▶ TASK DIRECTIONS:
Write out the material exactly, with the pictures left out.

#### RAW DATA ####

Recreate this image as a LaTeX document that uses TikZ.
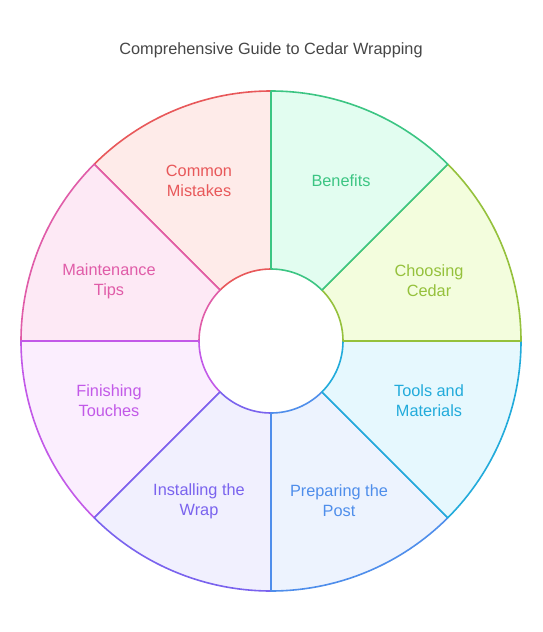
\documentclass[tikz,border=0pt]{standalone}
\usepackage{fontspec}
\setmainfont{Liberation Sans}
\definecolor{cBen}{HTML}{3CC583}\definecolor{fBen}{HTML}{E2FDF0}
\definecolor{cCho}{HTML}{95C13C}\definecolor{fCho}{HTML}{F3FDDD}
\definecolor{cToo}{HTML}{22ABDB}\definecolor{fToo}{HTML}{E6F8FE}
\definecolor{cPre}{HTML}{4F8EEB}\definecolor{fPre}{HTML}{EDF3FE}
\definecolor{cIns}{HTML}{7A63EE}\definecolor{fIns}{HTML}{F1F0FE}
\definecolor{cFin}{HTML}{C259E8}\definecolor{fFin}{HTML}{FBEEFE}
\definecolor{cMai}{HTML}{E05CA8}\definecolor{fMai}{HTML}{FDE9F5}
\definecolor{cCom}{HTML}{E8585A}\definecolor{fCom}{HTML}{FEEBE9}
\definecolor{ttl}{HTML}{464646}
\tikzset{
  lbl/.style={font=\fontsize{16.3}{20}\selectfont, align=center, inner sep=0pt},
  sect/.style={line width=1.6pt, line join=round}
}
\newcommand{\sector}[4]{% start angle, end angle, stroke, fill
  \draw[sect, draw=#3, fill=#4] ({271+72*cos(#1)},{341-72*sin(#1)}) -- ({271+250*cos(#1)},{341-250*sin(#1)})
    arc[start angle=-#1, end angle=-#2, radius=250] -- ({271+72*cos(#2)},{341-72*sin(#2)})
    arc[start angle=-#2, end angle=-#1, radius=72] -- cycle;}
\begin{document}
\begin{tikzpicture}[x=1pt,y=-1pt]
\useasboundingbox (0,0) rectangle (542,632);
\fill[white] (0,0) rectangle (542,632);
\node[lbl, text=ttl] (title) at (271,50) {Comprehensive Guide to Cedar Wrapping};
% drawing order chosen so shared edges take the right colour
\sector{135}{90}{cCom}{fCom}
\sector{180}{135}{cMai}{fMai}
\sector{225}{180}{cFin}{fFin}
\sector{270}{225}{cIns}{fIns}
\sector{315}{270}{cPre}{fPre}
\sector{360}{315}{cToo}{fToo}
\sector{45}{0}{cCho}{fCho}
\sector{90}{45}{cBen}{fBen}
\node[lbl, text=cBen] (ben) at (341,181) {Benefits};
\node[lbl, text=cCho] (cho) at (429,281) {Choosing\\Cedar};
\node[lbl, text=cToo] (too) at (429,401) {Tools and\\Materials};
\node[lbl, text=cPre] (pre) at (339,501) {Preparing the\\Post};
\node[lbl, text=cIns] (ins) at (199,501) {Installing the\\Wrap};
\node[lbl, text=cFin] (fin) at (109,401) {Finishing\\Touches};
\node[lbl, text=cMai] (mai) at (109,281) {Maintenance\\Tips};
\node[lbl, text=cCom] (com) at (199,181) {Common\\Mistakes};
\end{tikzpicture}
\end{document}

####

▶ EXERCISE ANSWER:
Recreate this image as a LaTeX document that uses TikZ.
\documentclass[tikz,border=0pt]{standalone}
\usepackage{fontspec}
\setmainfont{Liberation Sans}
\definecolor{cBen}{HTML}{3CC583}\definecolor{fBen}{HTML}{E2FDF0}
\definecolor{cCho}{HTML}{95C13C}\definecolor{fCho}{HTML}{F3FDDD}
\definecolor{cToo}{HTML}{22ABDB}\definecolor{fToo}{HTML}{E6F8FE}
\definecolor{cPre}{HTML}{4F8EEB}\definecolor{fPre}{HTML}{EDF3FE}
\definecolor{cIns}{HTML}{7A63EE}\definecolor{fIns}{HTML}{F1F0FE}
\definecolor{cFin}{HTML}{C259E8}\definecolor{fFin}{HTML}{FBEEFE}
\definecolor{cMai}{HTML}{E05CA8}\definecolor{fMai}{HTML}{FDE9F5}
\definecolor{cCom}{HTML}{E8585A}\definecolor{fCom}{HTML}{FEEBE9}
\definecolor{ttl}{HTML}{464646}
\tikzset{
  lbl/.style={font=\fontsize{16.3}{20}\selectfont, align=center, inner sep=0pt},
  sect/.style={line width=1.6pt, line join=round}
}
\newcommand{\sector}[4]{% start angle, end angle, stroke, fill
  \draw[sect, draw=#3, fill=#4] ({271+72*cos(#1)},{341-72*sin(#1)}) -- ({271+250*cos(#1)},{341-250*sin(#1)})
    arc[start angle=-#1, end angle=-#2, radius=250] -- ({271+72*cos(#2)},{341-72*sin(#2)})
    arc[start angle=-#2, end angle=-#1, radius=72] -- cycle;}
\begin{document}
\begin{tikzpicture}[x=1pt,y=-1pt]
\useasboundingbox (0,0) rectangle (542,632);
\fill[white] (0,0) rectangle (542,632);
\node[lbl, text=ttl] (title) at (271,50) {Comprehensive Guide to Cedar Wrapping};
% drawing order chosen so shared edges take the right colour
\sector{135}{90}{cCom}{fCom}
\sector{180}{135}{cMai}{fMai}
\sector{225}{180}{cFin}{fFin}
\sector{270}{225}{cIns}{fIns}
\sector{315}{270}{cPre}{fPre}
\sector{360}{315}{cToo}{fToo}
\sector{45}{0}{cCho}{fCho}
\sector{90}{45}{cBen}{fBen}
\node[lbl, text=cBen] (ben) at (341,181) {Benefits};
\node[lbl, text=cCho] (cho) at (429,281) {Choosing\\Cedar};
\node[lbl, text=cToo] (too) at (429,401) {Tools and\\Materials};
\node[lbl, text=cPre] (pre) at (339,501) {Preparing the\\Post};
\node[lbl, text=cIns] (ins) at (199,501) {Installing the\\Wrap};
\node[lbl, text=cFin] (fin) at (109,401) {Finishing\\Touches};
\node[lbl, text=cMai] (mai) at (109,281) {Maintenance\\Tips};
\node[lbl, text=cCom] (com) at (199,181) {Common\\Mistakes};
\end{tikzpicture}
\end{document}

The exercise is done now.